Il semble vraiment que pour tous les acteurs le front local est le plus important. Et c'est le cas de la France parce qu'elle a osé en solitaire lancer un processus que n'a osé personne d'autre en Europe, comme l'ont rappelé les attentats barbares la semaine dernière. Ils sont terribles, mais Gérald Darmanin a raison en disant que la ligne entre la vie normale et la radicalisation qui mène au terrorisme s'est effacée de facto. Des dizaines de conflits similaires à celui qui a eu lieu au collège de Conflans se produisent chaque semaine – dans des hôpitaux, des mairies, des préfectures. Le ministre de l'Intérieur l'a qualifié de djihad de nouveau type, ce n'est pas Al-Qaïda ou Daech lointains, ce sont des "islamistes locaux" qui veulent faire la loi là où ils vivent.

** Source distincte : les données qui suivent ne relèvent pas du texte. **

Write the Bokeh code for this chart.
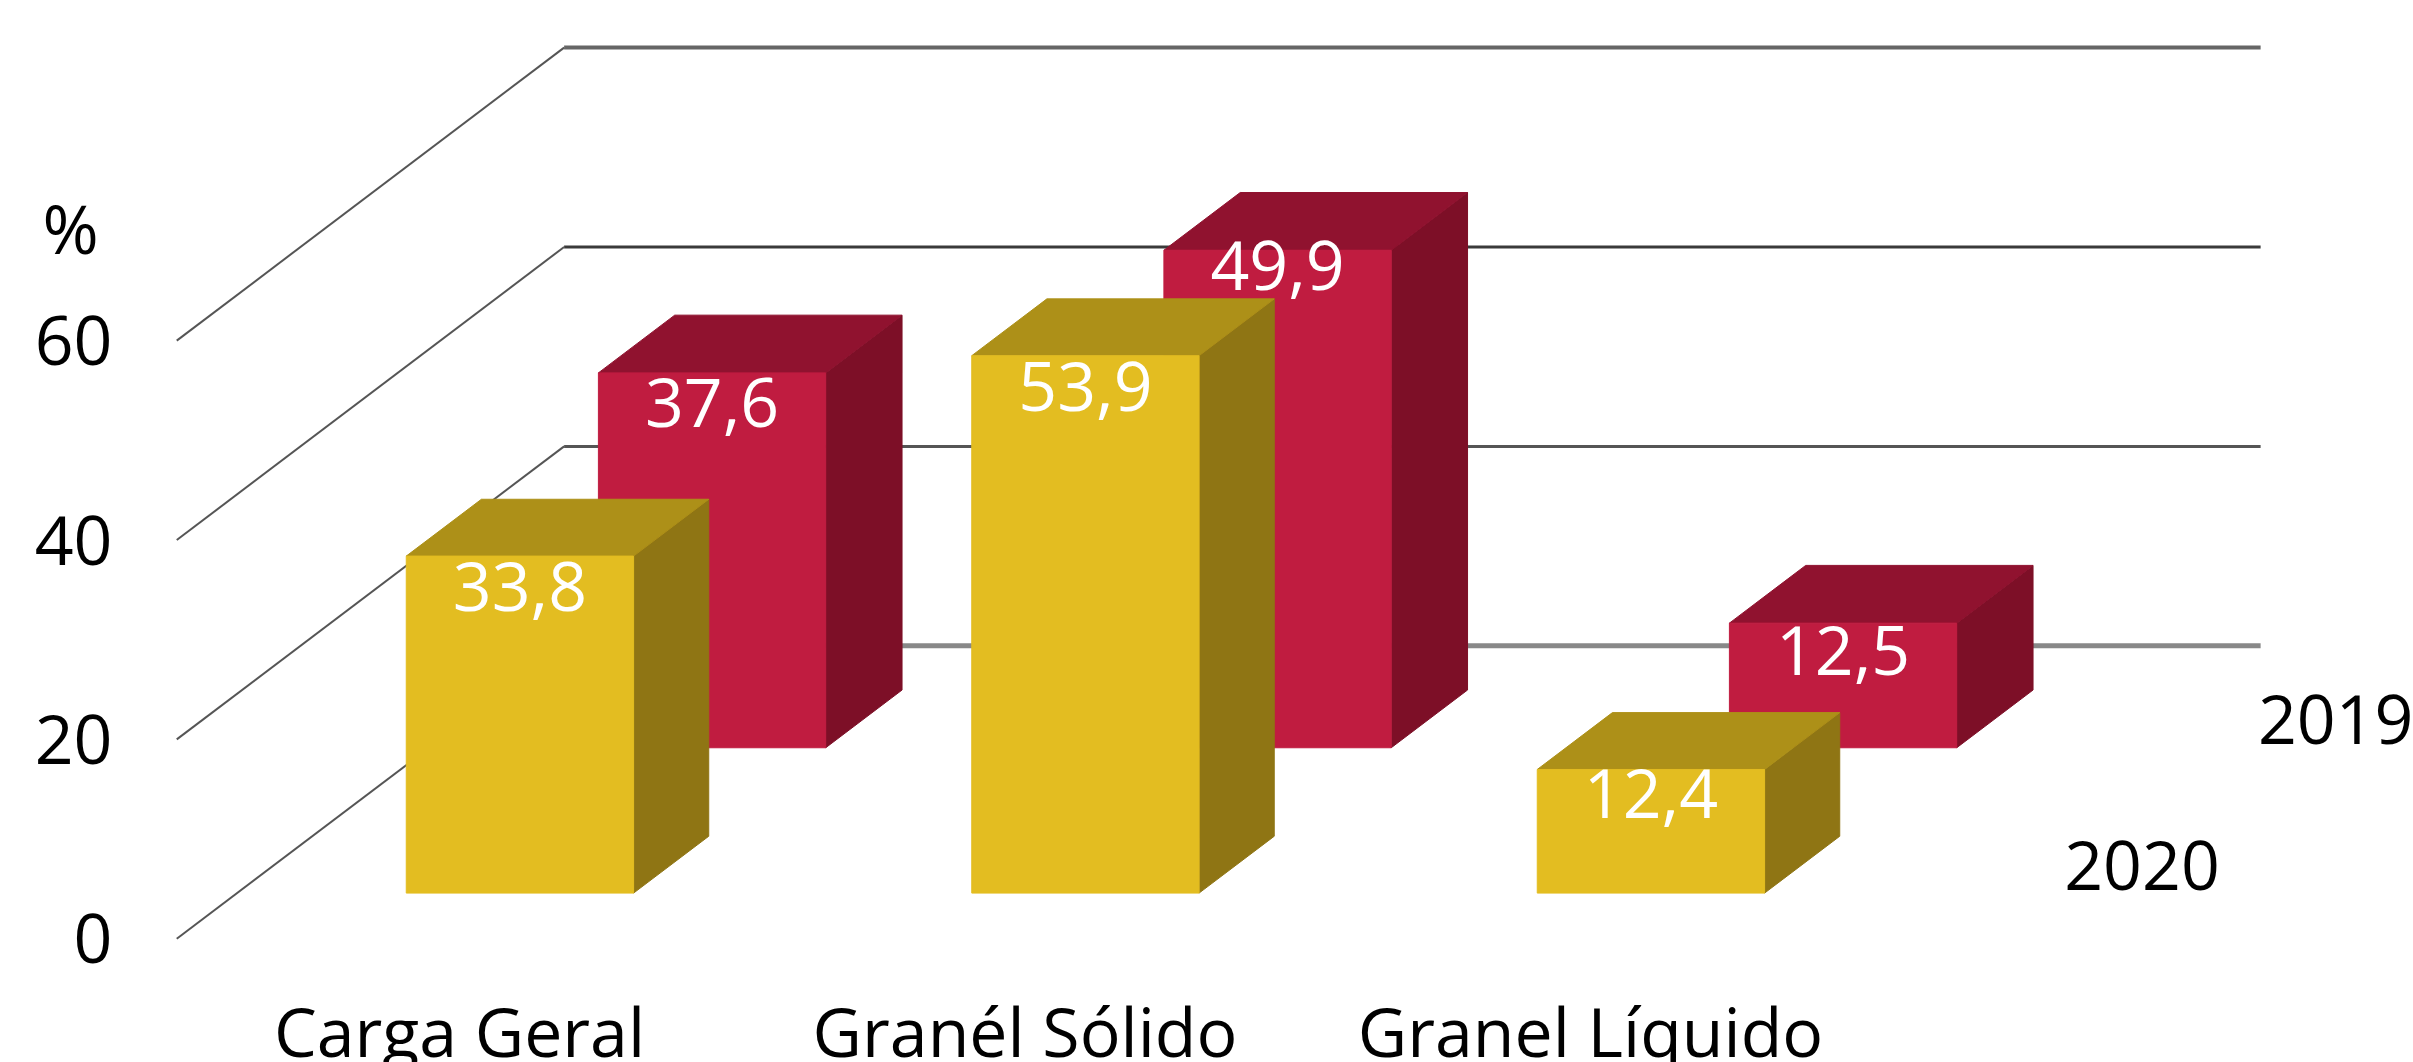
from bokeh.plotting import figure
from bokeh.models import Range1d, FixedTicker
from bokeh.core.properties import value
from bokeh.embed import file_html
from bokeh.resources import INLINE

# ---- data
categories = ["Carga Geral", "Granél Sólido", "Granel Líquido"]
values_2019 = [37.6, 49.9, 12.5]
values_2020 = [33.8, 53.9, 12.4]
labels_2019 = ["37,6", "49,9", "12,5"]
labels_2020 = ["33,8", "53,9", "12,4"]
series_names = ["2019", "2020"]
y_ticks = [0, 20, 40, 60]

# ---- page geometry (px) and oblique projection
PX_PER_CAT = 565.5
PX_PER_UNIT = 9.97
CAT0_PX = 459.0
ZERO_PX = 938.3
W, H = 2413, 1062
DX = 0.685      # category units per full depth
DY = 29.39      # value units per full depth
BAR_W = 0.402
FONT = "Open Sans"
SIZE = "68px"

def px_x(px):
    return (px - CAT0_PX) / PX_PER_CAT

def px_y(px):
    return (ZERO_PX - px) / PX_PER_UNIT

p = figure(width=W, height=H, output_backend="svg", toolbar_location=None,
           x_range=Range1d(px_x(0), px_x(W)),
           y_range=Range1d(px_y(H), px_y(0)),
           min_border_left=0, min_border_right=0, min_border_top=0, min_border_bottom=0)
p.outline_line_color = None
p.background_fill_color = "white"
p.border_fill_color = "white"
p.grid.visible = False

for ax, ticks in ((p.yaxis[0], y_ticks), (p.xaxis[0], [0, 1, 2])):
    ax.ticker = FixedTicker(ticks=ticks)
    ax.axis_line_color = None
    ax.major_tick_line_color = None
    ax.minor_tick_line_color = None
    ax.major_tick_in = 0
    ax.major_tick_out = 0
    ax.major_label_text_font = FONT
    ax.major_label_text_font_size = SIZE
    ax.major_label_text_color = "black"
    ax.major_label_standoff = 4
p.yaxis[0].fixed_location = px_x(116)
p.xaxis[0].fixed_location = px_y(979)
p.xaxis[0].major_label_overrides = {i: c for i, c in enumerate(categories)}

# ---- back wall and left wall grid
X_L, X_R = -0.5, 2.5
grid_styles = {0: ("#888888", 5), 20: ("#555555", 3), 40: ("#3a3a3a", 3), 60: ("#666666", 4)}
for t in y_ticks:
    col, w = grid_styles[t]
    p.line([X_L + DX, X_R + DX], [t + DY, t + DY], line_color=col, line_width=w)
    p.line([X_L, X_L + DX], [t, t + DY], line_color="#555555", line_width=2)

def draw_series(vals, labels, d0, d1, front, top, side, offsets):
    for i, v in enumerate(vals):
        x0 = i - BAR_W / 2
        x1 = i + BAR_W / 2
        fx0, fx1 = x0 + d0 * DX, x1 + d0 * DX
        bx0, bx1 = x0 + d1 * DX, x1 + d1 * DX
        fy0, fy1 = d0 * DY, v + d0 * DY
        by0, by1 = d1 * DY, v + d1 * DY
        p.patch([fx1, bx1, bx1, fx1], [fy0, by0, by1, fy1], fill_color=side, line_color=side, line_width=1)
        p.patch([fx0, fx1, bx1, bx0], [fy1, fy1, by1, by1], fill_color=top, line_color=top, line_width=1)
        p.patch([fx0, fx1, fx1, fx0], [fy0, fy0, fy1, fy1], fill_color=front, line_color=front, line_width=1)
        p.text([(fx0 + fx1) / 2], [fy1], text=[labels[i]], y_offset=[offsets[i]],
               text_font=value(FONT), text_font_size=value(SIZE), text_color="white",
               text_align="center", text_baseline="middle")

draw_series(values_2019, labels_2019, 0.652, 0.849, "#C01C40", "#90122F", "#7D0F27", [30, 15, 27])
draw_series(values_2020, labels_2020, 0.156, 0.350, "#E3BD21", "#AD9018", "#8F7514", [30, 31, 24])

# ---- series depth labels
SERIES_X = 2.804
for name, d in zip(series_names, (0.75, 0.25)):
    p.text([SERIES_X + d * DX], [d * DY], text=[name],
           text_font=value(FONT), text_font_size=value(SIZE), text_color="black",
           text_align="center", text_baseline="middle")

p.text([px_x(70)], [px_y(227)], text=["%"], text_font=value(FONT), text_font_size=value(SIZE),
       text_color="black", text_align="center", text_baseline="middle")

open("out.html", "w").write(file_html(p, INLINE))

Difficile à dire comment la situation évoluera par la suite, mais une chose est sûre: ce ne sont plus des philosophes qui sont en première ligne du côté de la France, mais la police.
Le ministère de l'Intérieur devra assurer la protection des citoyens qui sont attaqués pratiquement à tous les coins de rue. Et pas seulement. Gérald Darmanin prépare une loi sur le séparatisme en fermant en parallèle des mosquées et des organisations islamiques suspectes, ainsi que l'expulsion de personnes soupçonnées de liens avec des terroristes.
En ce qui concerne le fond, le ministre français a mis les points sur les i: "Ce qu'on cherche à combattre, c'est une idéologie, pas une religion." Mais il faudrait cesser d'utiliser dans ce combat fatidique des arguments qui jettent de l'huile sur le feu, comme les caricatures provocantes.